Your task is to print the material below exactly as presented.

> GIVEN DATA
[start]
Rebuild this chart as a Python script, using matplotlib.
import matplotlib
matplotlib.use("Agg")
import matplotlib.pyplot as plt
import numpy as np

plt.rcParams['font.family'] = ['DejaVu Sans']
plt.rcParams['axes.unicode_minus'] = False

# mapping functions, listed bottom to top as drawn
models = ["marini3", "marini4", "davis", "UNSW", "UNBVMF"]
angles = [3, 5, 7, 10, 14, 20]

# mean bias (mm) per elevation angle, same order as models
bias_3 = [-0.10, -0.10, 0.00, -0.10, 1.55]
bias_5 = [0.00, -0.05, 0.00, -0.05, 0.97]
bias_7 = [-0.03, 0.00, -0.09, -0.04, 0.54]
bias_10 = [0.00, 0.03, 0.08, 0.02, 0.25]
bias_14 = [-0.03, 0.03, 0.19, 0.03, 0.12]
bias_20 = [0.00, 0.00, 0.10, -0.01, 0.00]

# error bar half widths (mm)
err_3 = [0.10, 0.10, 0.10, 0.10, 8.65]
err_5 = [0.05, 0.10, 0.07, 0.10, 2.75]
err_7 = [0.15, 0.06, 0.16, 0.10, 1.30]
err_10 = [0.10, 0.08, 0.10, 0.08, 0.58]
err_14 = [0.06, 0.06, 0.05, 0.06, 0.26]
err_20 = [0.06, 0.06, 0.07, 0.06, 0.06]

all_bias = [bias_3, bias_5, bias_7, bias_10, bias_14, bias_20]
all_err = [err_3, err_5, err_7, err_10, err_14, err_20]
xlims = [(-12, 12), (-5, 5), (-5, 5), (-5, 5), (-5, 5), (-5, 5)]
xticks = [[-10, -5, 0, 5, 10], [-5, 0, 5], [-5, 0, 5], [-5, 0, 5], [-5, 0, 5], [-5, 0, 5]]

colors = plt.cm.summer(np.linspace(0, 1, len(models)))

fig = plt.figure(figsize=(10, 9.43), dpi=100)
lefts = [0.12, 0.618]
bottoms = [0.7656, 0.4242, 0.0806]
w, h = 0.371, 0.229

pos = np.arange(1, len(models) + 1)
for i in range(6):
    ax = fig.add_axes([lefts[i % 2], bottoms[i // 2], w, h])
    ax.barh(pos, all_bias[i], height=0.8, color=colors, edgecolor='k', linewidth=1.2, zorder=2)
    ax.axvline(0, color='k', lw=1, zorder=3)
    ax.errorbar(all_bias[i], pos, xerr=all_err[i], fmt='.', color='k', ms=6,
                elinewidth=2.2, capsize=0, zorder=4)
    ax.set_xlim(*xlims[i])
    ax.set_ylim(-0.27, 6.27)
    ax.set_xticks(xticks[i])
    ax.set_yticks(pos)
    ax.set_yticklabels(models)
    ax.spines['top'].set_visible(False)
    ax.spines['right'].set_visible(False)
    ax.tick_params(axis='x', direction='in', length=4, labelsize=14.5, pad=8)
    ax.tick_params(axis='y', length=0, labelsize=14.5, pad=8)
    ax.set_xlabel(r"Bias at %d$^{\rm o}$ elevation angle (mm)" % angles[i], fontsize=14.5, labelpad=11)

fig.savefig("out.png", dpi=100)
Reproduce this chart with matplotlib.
[end]
> EXERCISE RESPONSE
Rebuild this chart as a Python script, using matplotlib.
import matplotlib
matplotlib.use("Agg")
import matplotlib.pyplot as plt
import numpy as np

plt.rcParams['font.family'] = ['DejaVu Sans']
plt.rcParams['axes.unicode_minus'] = False

# mapping functions, listed bottom to top as drawn
models = ["marini3", "marini4", "davis", "UNSW", "UNBVMF"]
angles = [3, 5, 7, 10, 14, 20]

# mean bias (mm) per elevation angle, same order as models
bias_3 = [-0.10, -0.10, 0.00, -0.10, 1.55]
bias_5 = [0.00, -0.05, 0.00, -0.05, 0.97]
bias_7 = [-0.03, 0.00, -0.09, -0.04, 0.54]
bias_10 = [0.00, 0.03, 0.08, 0.02, 0.25]
bias_14 = [-0.03, 0.03, 0.19, 0.03, 0.12]
bias_20 = [0.00, 0.00, 0.10, -0.01, 0.00]

# error bar half widths (mm)
err_3 = [0.10, 0.10, 0.10, 0.10, 8.65]
err_5 = [0.05, 0.10, 0.07, 0.10, 2.75]
err_7 = [0.15, 0.06, 0.16, 0.10, 1.30]
err_10 = [0.10, 0.08, 0.10, 0.08, 0.58]
err_14 = [0.06, 0.06, 0.05, 0.06, 0.26]
err_20 = [0.06, 0.06, 0.07, 0.06, 0.06]

all_bias = [bias_3, bias_5, bias_7, bias_10, bias_14, bias_20]
all_err = [err_3, err_5, err_7, err_10, err_14, err_20]
xlims = [(-12, 12), (-5, 5), (-5, 5), (-5, 5), (-5, 5), (-5, 5)]
xticks = [[-10, -5, 0, 5, 10], [-5, 0, 5], [-5, 0, 5], [-5, 0, 5], [-5, 0, 5], [-5, 0, 5]]

colors = plt.cm.summer(np.linspace(0, 1, len(models)))

fig = plt.figure(figsize=(10, 9.43), dpi=100)
lefts = [0.12, 0.618]
bottoms = [0.7656, 0.4242, 0.0806]
w, h = 0.371, 0.229

pos = np.arange(1, len(models) + 1)
for i in range(6):
    ax = fig.add_axes([lefts[i % 2], bottoms[i // 2], w, h])
    ax.barh(pos, all_bias[i], height=0.8, color=colors, edgecolor='k', linewidth=1.2, zorder=2)
    ax.axvline(0, color='k', lw=1, zorder=3)
    ax.errorbar(all_bias[i], pos, xerr=all_err[i], fmt='.', color='k', ms=6,
                elinewidth=2.2, capsize=0, zorder=4)
    ax.set_xlim(*xlims[i])
    ax.set_ylim(-0.27, 6.27)
    ax.set_xticks(xticks[i])
    ax.set_yticks(pos)
    ax.set_yticklabels(models)
    ax.spines['top'].set_visible(False)
    ax.spines['right'].set_visible(False)
    ax.tick_params(axis='x', direction='in', length=4, labelsize=14.5, pad=8)
    ax.tick_params(axis='y', length=0, labelsize=14.5, pad=8)
    ax.set_xlabel(r"Bias at %d$^{\rm o}$ elevation angle (mm)" % angles[i], fontsize=14.5, labelpad=11)

fig.savefig("out.png", dpi=100)
Reproduce this chart with matplotlib.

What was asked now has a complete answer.